Wednesday, December 30, 2009

The Legacy Media Flu

The AP's Andrew Vanacore has an easily digestible story about the problems about to befall nation's local TV stations -- and how they could spell the end of "free" TV.

Turns out, the nation's big four TV networks are pondering ways that they can cut local affiliates out of the revenue stream by selling their signal directly to cable TV providers. Vanacore writes:

Pay-TV providers are paying the networks only for the stations the networks own. That amounts to a little less than a third of the TV audience, which means local affiliates recoup two-thirds of the fees. If a network operated purely as a cable channel and cut the affiliates out, the network could get the fees for the entire pay-TV audience.
He goes on to say: "If forced to go independent, affiliates would have to air their own programming, including local news and syndicated shows." But I'm not so sure about the news part. Given a choice between paying the cost of producing local news and airing another segment of "Wheel of Fortune," I don't think there's any doubt that they'll do what they need to stay afloat.

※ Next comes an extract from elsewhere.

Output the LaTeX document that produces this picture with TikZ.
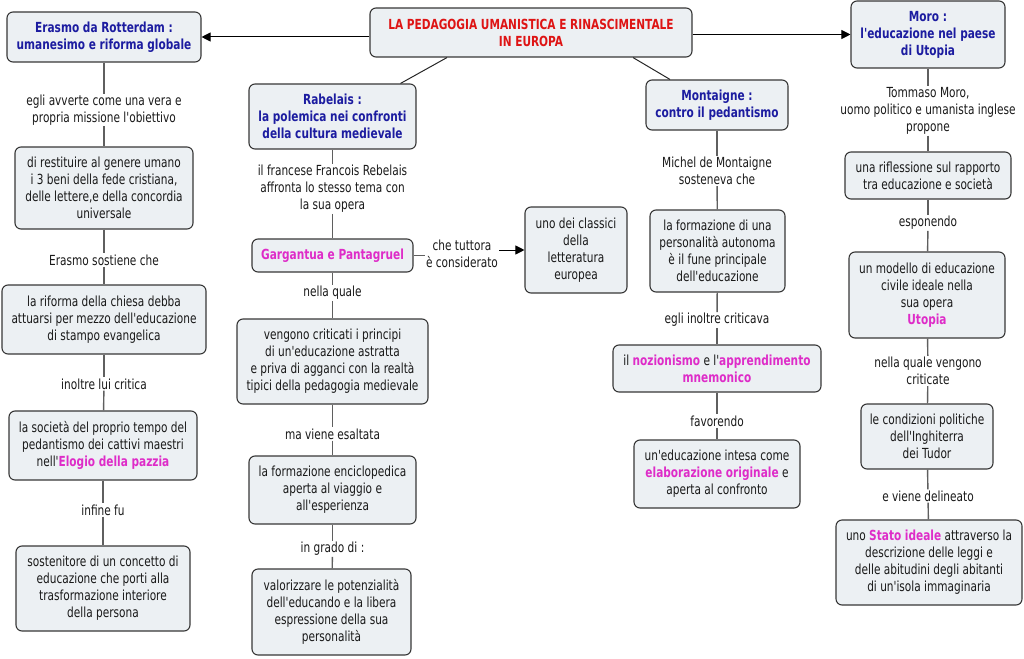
\documentclass[tikz,border=0pt]{standalone}
\usepackage{fontspec}
\setmainfont{DejaVu Sans}[FakeStretch=0.76, Ligatures=TeXOff]
\usetikzlibrary{arrows.meta}
\definecolor{boxfill}{RGB}{236,240,243}
\definecolor{boxborder}{RGB}{55,55,55}
\definecolor{linegray}{RGB}{95,95,95}
\definecolor{hblue}{RGB}{28,28,160}
\definecolor{tred}{RGB}{222,20,20}
\definecolor{pink}{RGB}{222,44,200}
\newcommand{\pk}[1]{{\color{pink}\bfseries #1}}
\newcommand{\mapfont}{\fontsize{13.9}{17}\selectfont}
\begin{document}
\begin{tikzpicture}[x=1pt,y=-1pt,
  every node/.style={font=\mapfont, text=black!90},
  box/.style={draw=boxborder, line width=1.1pt, fill=boxfill, rounded corners=6pt, align=center, inner sep=2pt},
  head/.style={box, font=\mapfont\bfseries, text=hblue},
  lbl/.style={align=center, inner sep=1pt},
  conn/.style={draw=linegray, line width=1.4pt},
  arr/.style={draw=black, line width=1pt, -{Triangle[length=9pt,width=9pt]}},
  tline/.style={draw=black!85, line width=1pt}]
\useasboundingbox (0,0) rectangle (1024,658);
% title and headers
\node[box, font=\mapfont\bfseries, text=tred, minimum width=322pt, minimum height=49pt] (title) at (531,32.5) {LA PEDAGOGIA UMANISTICA E RINASCIMENTALE\\IN EUROPA};
\node[head, minimum width=194pt, minimum height=50pt] (erasmo) at (104,37) {Erasmo da Rotterdam :\\umanesimo e riforma globale};
\node[head, minimum width=154pt, minimum height=67pt] (moro) at (928,34.5) {Moro :\\l'educazione nel paese\\di Utopia};
\node[head, minimum width=167pt, minimum height=65pt] (rabelais) at (332.5,116.5) {Rabelais :\\la polemica nei confronti\\della cultura medievale};
\node[head, minimum width=142pt, minimum height=50pt] (montaigne) at (717,105) {Montaigne :\\contro il pedantismo};
\draw[arr] (erasmo.east -| title.west) -- (erasmo.east);
\draw[arr] (title.east |- moro.west) -- (moro.west);
\draw[tline] ([xshift=-84pt]title.south) -- ([xshift=68pt]rabelais.north);
\draw[tline] ([xshift=102pt]title.south) -- ([xshift=-47pt]montaigne.north);
% Erasmo chain
\node[lbl] (e1) at (104,110) {egli avverte come una vera e\\propria missione l'obiettivo};
\node[box, minimum width=178pt, minimum height=82pt] (eb1) at (104,188) {di restituire al genere umano\\i 3 beni della fede cristiana,\\delle lettere,e della concordia\\universale};
\node[lbl] (e2) at (104,260) {Erasmo sostiene che};
\node[box, minimum width=204pt, minimum height=69pt] (eb2) at (104,319.5) {la riforma della chiesa debba\\attuarsi per mezzo dell'educazione\\di stampo evangelica};
\node[lbl] (e3) at (104,384) {inoltre lui critica};
\node[box, minimum width=188pt, minimum height=69pt] (eb3) at (103,445.5) {la società del proprio tempo del\\pedantismo dei cattivi maestri\\nell'\pk{Elogio della pazzia}};
\node[lbl] (e4) at (103,510) {infine fu};
\node[box, minimum width=174pt, minimum height=85pt] (eb4) at (103,588.5) {sostenitore di un concetto di\\educazione che porti alla\\trasformazione interiore\\della persona};
\draw[conn] (erasmo) -- (e1); \draw[conn] (e1) -- (eb1);
\draw[conn] (eb1) -- (e2); \draw[conn] (e2) -- (eb2);
\draw[conn] (eb2) -- (e3); \draw[conn] (e3) -- (eb3);
\draw[conn] (eb3) -- (e4); \draw[conn] (e4) -- (eb4);
% Rabelais chain
\node[lbl] (r1) at (332.5,189) {il francese Francois Rebelais\\affronta lo stesso tema con\\la sua opera};
\node[box, font=\mapfont\bfseries, text=pink, minimum width=161pt, minimum height=33pt] (garg) at (332.5,255.5) {Gargantua e Pantagruel};
\node[lbl] (rc) at (462,254) {che tuttora\\è considerato};
\node[box, minimum width=102pt, minimum height=86pt] (uno) at (576,250) {uno dei classici\\della\\letteratura\\europea};
\node[lbl] (r2) at (332.5,293) {nella quale};
\node[box, minimum width=191pt, minimum height=85pt] (rb2) at (332.5,361.5) {vengono criticati i principi\\di un'educazione astratta\\e priva di agganci con la realtà\\tipici della pedagogia medievale};
\node[lbl] (r3) at (332.5,434) {ma viene esaltata};
\node[box, minimum width=167pt, minimum height=68pt] (rb3) at (332.5,490) {la formazione enciclopedica\\aperta al viaggio e\\all'esperienza};
\node[lbl] (r4) at (332.5,549) {in grado di :};
\node[box, minimum width=159pt, minimum height=86pt] (rb4) at (331.5,612) {valorizzare le potenzialità\\dell'educando e la libera\\espressione della sua\\personalità};
\draw[conn] (rabelais) -- (r1); \draw[conn] (r1) -- (garg);
\draw[conn] (garg.east) -- (rc.west |- garg.east);
\draw[arr] (rc.east |- uno.west) -- (uno.west);
\draw[conn] (garg) -- (r2); \draw[conn] (r2) -- (rb2);
\draw[conn] (rb2) -- (r3); \draw[conn] (r3) -- (rb3);
\draw[conn] (rb3) -- (r4); \draw[conn] (r4) -- (rb4);
% Montaigne chain
\node[lbl] (m1) at (717,171) {Michel de Montaigne\\sosteneva che};
\node[box, minimum width=135pt, minimum height=82pt] (mb1) at (717.5,251) {la formazione di una\\personalità autonoma\\è il fune principale\\dell'educazione};
\node[lbl] (m2) at (717,320) {egli inoltre criticava};
\node[box, minimum width=208pt, minimum height=47pt] (mb2) at (717,368.5) {il \pk{nozionismo} e l'\pk{apprendimento}\\\pk{mnemonico}};
\node[lbl] (m3) at (717,421) {favorendo};
\node[box, minimum width=166pt, minimum height=68pt] (mb3) at (717,474) {un'educazione intesa come\\\pk{elaborazione originale} e\\aperta al confronto};
\draw[conn] (montaigne) -- (m1); \draw[conn] (m1) -- (mb1);
\draw[conn] (mb1) -- (m2); \draw[conn] (m2) -- (mb2);
\draw[conn] (mb2) -- (m3); \draw[conn] (m3) -- (mb3);
% Moro chain
\node[lbl] (o1) at (928,111) {Tommaso Moro,\\uomo politico e umanista inglese\\propone};
\node[box, minimum width=166pt, minimum height=47pt] (ob1) at (928,175.5) {una riflessione sul rapporto\\tra educazione e società};
\node[lbl] (o2) at (928,223) {esponendo};
\node[box, minimum width=156pt, minimum height=86pt] (ob2) at (927,295) {un modello di educazione\\civile ideale nella\\sua opera\\\pk{Utopia}};
\node[lbl] (o3) at (928,371) {nella quale vengono\\criticate};
\node[box, minimum width=132pt, minimum height=65pt] (ob3) at (927,436.5) {le condizioni politiche\\dell'Inghiterra\\dei Tudor};
\node[lbl] (o4) at (928,496) {e viene delineato};
\node[box, minimum width=186pt, minimum height=85pt] (ob4) at (929,562.5) {uno \pk{Stato ideale} attraverso la\\descrizione delle leggi e\\delle abitudini degli abitanti\\di un'isola immaginaria};
\draw[conn] (moro) -- (o1); \draw[conn] (o1) -- (ob1);
\draw[conn] (ob1) -- (o2); \draw[conn] (o2) -- (ob2);
\draw[conn] (ob2) -- (o3); \draw[conn] (o3) -- (ob3);
\draw[conn] (ob3) -- (o4); \draw[conn] (o4) -- (ob4);
\end{tikzpicture}
\end{document}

The forces undermining the local broadcast model are different than those that are pummeling the newspaper advertising-and-subscription model; the relationships among networks, stations, cable companies and advertisers aren't as easily disrupted by the Internet. But the bottom line for local civic affairs coverage is pretty much the same: The local news that broadcasters have provided as a public service -- though arguably not in the same depth as newspapers -- is going to get cut back even more. Call it the legacy media flu -- there's no cure, just the hope to survive.

So what to do? In the world of words, nonprofits have emerged to help fill the void left by newspapers, and they have been particularly successful at the local and regional level, as reported earlier this month.

This is where I leave my comfort zone, as I have no professional experience in the broadcast arena. But it seems to me that there is a natural opportunity for nonprofits to help fill the void in broadcast as well by shouldering some of the cost of producing local TV news. At the same time, local stations would do well to seek out and nurture these relationships.

It's already happening at some local stations. On Dec. 18, KHOU in Houston aired a segment about members of Congress taking trips at the expense of interest groups. The report was based almost entirely on reporting by Andrew Kreighbaum of the Texas Tribune, a new nonprofit based in Austin. The only significant cost to KHOU (owned by Belo Corp., which also owns the Dallas Morning News) was the time it took to interview Kreighbaum and have its own reporter do a voice-over.